10. Not Investing in a Responsive Logo System
In the digital age, a single logo isn't enough. You need a responsive logo system — a set of variations that work across different contexts and sizes. This typically includes a primary logo (full mark with wordmark), a secondary mark (icon or monogram for tight spaces), and a favicon version for the smallest applications.
Without this system, you'll inevitably find yourself squashing your full logo into a space it wasn't designed for, or using a tiny, illegible version where a simplified mark would serve better. A well-designed responsive system ensures your logo always appears at its best, regardless of context.

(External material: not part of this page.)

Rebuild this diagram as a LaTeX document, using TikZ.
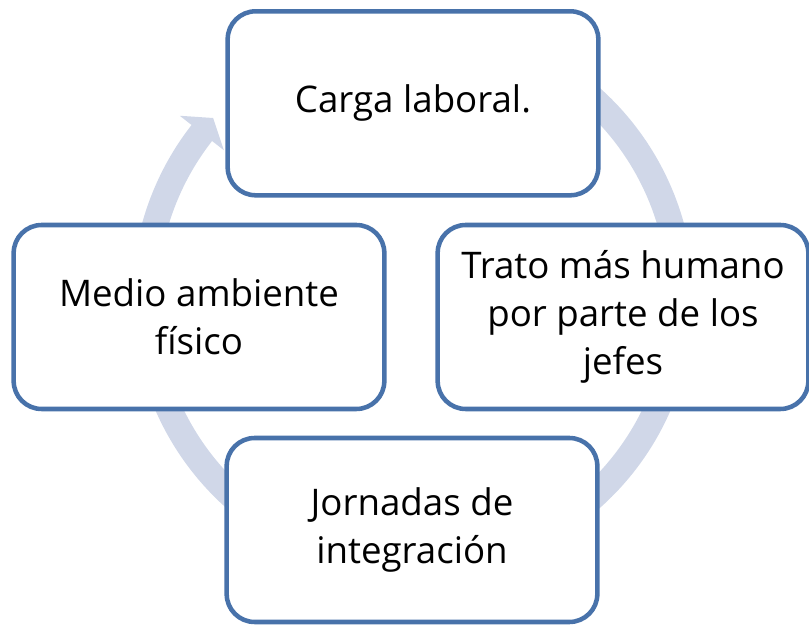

When commissioning a logo, specify upfront that you need a responsive system, not just a single mark. Your designer should deliver at least three versions: the primary logo for standard use, a compact mark for constrained spaces, and a favicon or micro-icon for the smallest applications. Each should feel unmistakably connected while being optimised for its specific use case.
Getting It Right
A well-designed logo is a business asset that works hard for years or even decades. It's worth investing in properly — both the strategic groundwork that informs the design and the design expertise that brings it to life. Avoiding these ten mistakes won't guarantee a great logo, but it will prevent the most common pitfalls that make logos look amateur and undermine the brands they represent.
If your current logo suffers from any of these issues, it may be time for a refresh. Not necessarily a complete rebrand, but a considered evolution that addresses the weaknesses while preserving any equity you've built. A logo that truly represents your brand is one of the smartest investments you can make.
Remember: your logo will appear alongside your brand name thousands of times across websites, social media profiles, documents, and potentially physical spaces. It's worth investing the time, budget, and strategic thinking to get it right. The most successful logos aren't the cleverest or the most elaborate — they're the ones that clearly, consistently, and distinctively represent the brand they belong to. Let that be the standard you hold your own logo to.